-- start --
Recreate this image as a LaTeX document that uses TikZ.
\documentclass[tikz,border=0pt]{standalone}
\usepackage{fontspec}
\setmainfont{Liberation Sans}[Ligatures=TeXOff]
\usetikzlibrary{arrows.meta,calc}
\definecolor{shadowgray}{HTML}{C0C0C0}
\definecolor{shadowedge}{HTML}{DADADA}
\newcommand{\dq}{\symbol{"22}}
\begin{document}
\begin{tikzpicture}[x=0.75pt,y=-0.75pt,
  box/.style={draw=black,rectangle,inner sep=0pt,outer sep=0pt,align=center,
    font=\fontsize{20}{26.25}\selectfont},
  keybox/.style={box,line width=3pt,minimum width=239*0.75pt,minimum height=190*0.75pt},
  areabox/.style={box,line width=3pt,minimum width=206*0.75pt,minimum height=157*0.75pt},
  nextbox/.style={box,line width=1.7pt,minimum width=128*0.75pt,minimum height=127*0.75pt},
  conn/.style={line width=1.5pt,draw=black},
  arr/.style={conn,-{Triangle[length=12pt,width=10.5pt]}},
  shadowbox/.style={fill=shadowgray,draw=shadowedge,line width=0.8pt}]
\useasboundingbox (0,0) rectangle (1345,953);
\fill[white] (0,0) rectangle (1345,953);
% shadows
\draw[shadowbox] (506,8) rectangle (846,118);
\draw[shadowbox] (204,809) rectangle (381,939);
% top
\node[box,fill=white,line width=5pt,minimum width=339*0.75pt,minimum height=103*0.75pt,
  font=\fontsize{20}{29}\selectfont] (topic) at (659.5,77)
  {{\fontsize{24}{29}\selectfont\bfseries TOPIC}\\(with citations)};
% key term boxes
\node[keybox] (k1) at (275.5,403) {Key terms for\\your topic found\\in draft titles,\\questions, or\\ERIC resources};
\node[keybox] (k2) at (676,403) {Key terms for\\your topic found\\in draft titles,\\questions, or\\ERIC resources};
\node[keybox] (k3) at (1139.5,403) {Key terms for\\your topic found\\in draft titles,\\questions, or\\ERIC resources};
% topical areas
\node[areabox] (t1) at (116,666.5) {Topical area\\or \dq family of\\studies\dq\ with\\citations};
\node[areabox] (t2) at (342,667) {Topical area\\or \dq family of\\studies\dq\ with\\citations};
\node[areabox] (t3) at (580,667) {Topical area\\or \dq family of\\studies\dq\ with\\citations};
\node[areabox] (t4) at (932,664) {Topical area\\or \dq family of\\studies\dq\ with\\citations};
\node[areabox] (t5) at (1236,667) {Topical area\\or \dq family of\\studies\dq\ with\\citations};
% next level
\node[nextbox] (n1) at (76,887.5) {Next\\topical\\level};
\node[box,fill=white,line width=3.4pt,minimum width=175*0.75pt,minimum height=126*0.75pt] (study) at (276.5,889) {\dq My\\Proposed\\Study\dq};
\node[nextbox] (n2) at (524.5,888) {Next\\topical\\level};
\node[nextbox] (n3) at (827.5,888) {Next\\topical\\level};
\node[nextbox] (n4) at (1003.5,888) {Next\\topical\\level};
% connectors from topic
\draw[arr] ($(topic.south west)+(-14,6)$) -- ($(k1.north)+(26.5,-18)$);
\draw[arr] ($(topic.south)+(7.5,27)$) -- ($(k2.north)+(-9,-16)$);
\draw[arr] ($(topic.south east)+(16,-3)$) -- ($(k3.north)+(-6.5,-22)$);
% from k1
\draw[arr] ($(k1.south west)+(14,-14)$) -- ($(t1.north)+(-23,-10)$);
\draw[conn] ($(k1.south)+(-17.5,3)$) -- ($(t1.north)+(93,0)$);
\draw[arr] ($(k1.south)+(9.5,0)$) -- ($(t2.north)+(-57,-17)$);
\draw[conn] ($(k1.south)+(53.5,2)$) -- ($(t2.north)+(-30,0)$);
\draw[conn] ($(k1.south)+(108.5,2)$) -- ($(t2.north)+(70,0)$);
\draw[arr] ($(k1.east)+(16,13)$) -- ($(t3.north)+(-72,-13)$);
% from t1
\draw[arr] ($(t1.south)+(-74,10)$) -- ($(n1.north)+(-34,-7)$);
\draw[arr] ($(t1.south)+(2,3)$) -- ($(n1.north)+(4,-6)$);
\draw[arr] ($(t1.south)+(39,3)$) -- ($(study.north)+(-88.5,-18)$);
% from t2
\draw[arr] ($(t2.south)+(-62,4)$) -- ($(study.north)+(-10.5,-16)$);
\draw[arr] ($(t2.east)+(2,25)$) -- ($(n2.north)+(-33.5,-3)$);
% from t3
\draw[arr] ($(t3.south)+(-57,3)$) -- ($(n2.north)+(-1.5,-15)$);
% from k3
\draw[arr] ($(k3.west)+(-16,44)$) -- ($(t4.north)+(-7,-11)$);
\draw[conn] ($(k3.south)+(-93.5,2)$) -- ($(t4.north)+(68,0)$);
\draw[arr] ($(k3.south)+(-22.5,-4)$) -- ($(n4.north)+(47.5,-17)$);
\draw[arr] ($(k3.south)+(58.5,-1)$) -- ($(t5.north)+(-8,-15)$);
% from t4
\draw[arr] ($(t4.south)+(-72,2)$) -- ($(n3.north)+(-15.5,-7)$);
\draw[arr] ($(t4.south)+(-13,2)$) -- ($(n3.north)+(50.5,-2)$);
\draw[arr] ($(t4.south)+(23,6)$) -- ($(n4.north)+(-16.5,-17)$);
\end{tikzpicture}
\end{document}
-- end --
-- start --
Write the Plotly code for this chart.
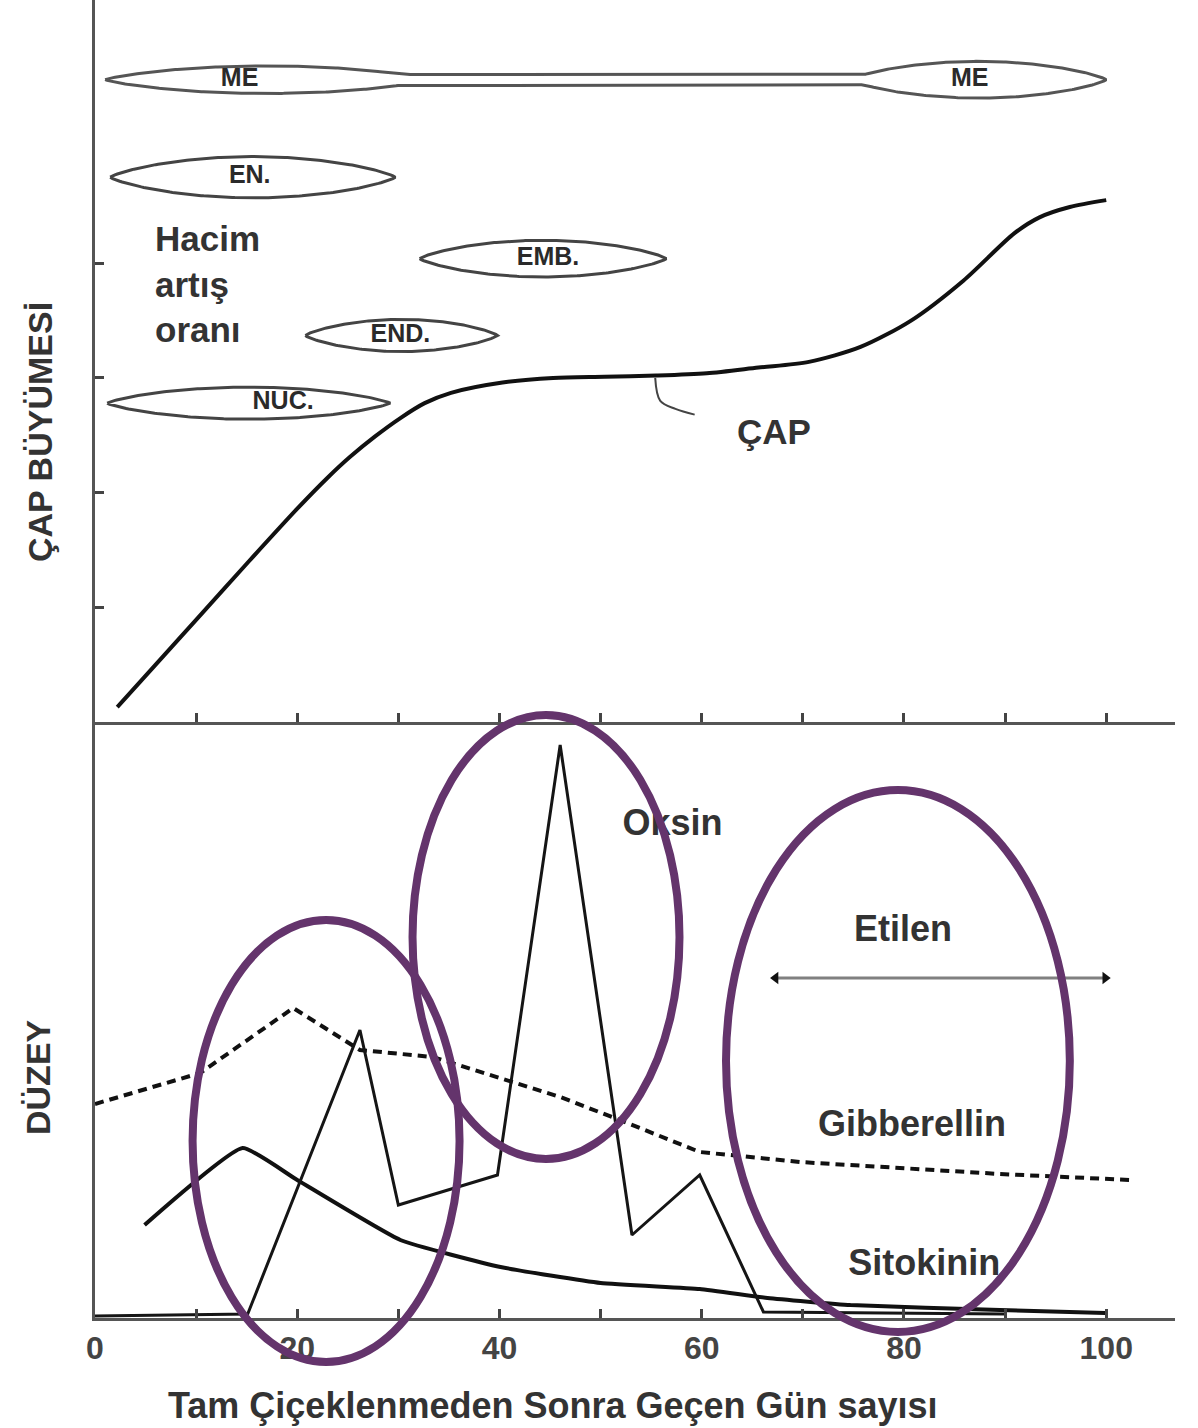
-- end --
-- start --
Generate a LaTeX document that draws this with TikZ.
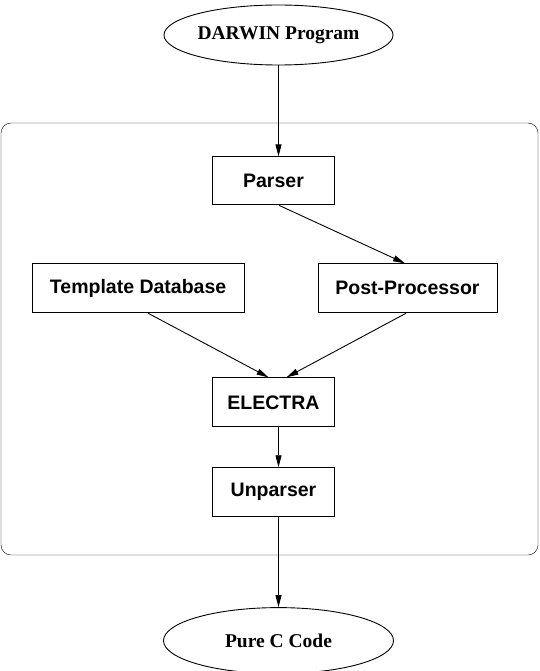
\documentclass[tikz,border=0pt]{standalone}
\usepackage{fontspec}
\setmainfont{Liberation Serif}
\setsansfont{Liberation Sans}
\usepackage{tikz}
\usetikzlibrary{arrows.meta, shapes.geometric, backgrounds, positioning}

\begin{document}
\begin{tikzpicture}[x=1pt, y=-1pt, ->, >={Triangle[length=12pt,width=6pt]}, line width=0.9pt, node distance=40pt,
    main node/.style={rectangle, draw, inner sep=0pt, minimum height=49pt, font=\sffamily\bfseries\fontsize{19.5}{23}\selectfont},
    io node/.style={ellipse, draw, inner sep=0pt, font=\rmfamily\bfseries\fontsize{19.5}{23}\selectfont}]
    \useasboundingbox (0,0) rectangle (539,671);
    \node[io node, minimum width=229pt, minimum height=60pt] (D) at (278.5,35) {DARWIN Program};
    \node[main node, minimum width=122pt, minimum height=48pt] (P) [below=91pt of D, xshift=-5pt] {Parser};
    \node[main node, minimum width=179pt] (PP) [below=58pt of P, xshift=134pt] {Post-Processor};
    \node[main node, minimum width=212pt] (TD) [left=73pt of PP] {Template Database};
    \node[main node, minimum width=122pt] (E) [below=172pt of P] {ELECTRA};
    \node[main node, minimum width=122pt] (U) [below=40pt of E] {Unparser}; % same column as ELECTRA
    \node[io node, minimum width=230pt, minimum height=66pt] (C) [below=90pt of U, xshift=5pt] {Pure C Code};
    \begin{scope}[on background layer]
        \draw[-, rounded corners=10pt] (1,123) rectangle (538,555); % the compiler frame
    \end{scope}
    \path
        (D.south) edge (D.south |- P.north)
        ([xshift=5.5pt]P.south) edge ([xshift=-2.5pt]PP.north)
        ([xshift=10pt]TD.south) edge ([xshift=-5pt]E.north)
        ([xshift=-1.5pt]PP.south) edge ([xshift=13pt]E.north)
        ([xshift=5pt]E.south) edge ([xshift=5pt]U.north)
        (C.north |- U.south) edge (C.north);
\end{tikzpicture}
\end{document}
-- end --
What needs to be done =
Check each line of the records above for "LaTeX", and copy those that have it.

Response below =
Recreate this image as a LaTeX document that uses TikZ.
Generate a LaTeX document that draws this with TikZ.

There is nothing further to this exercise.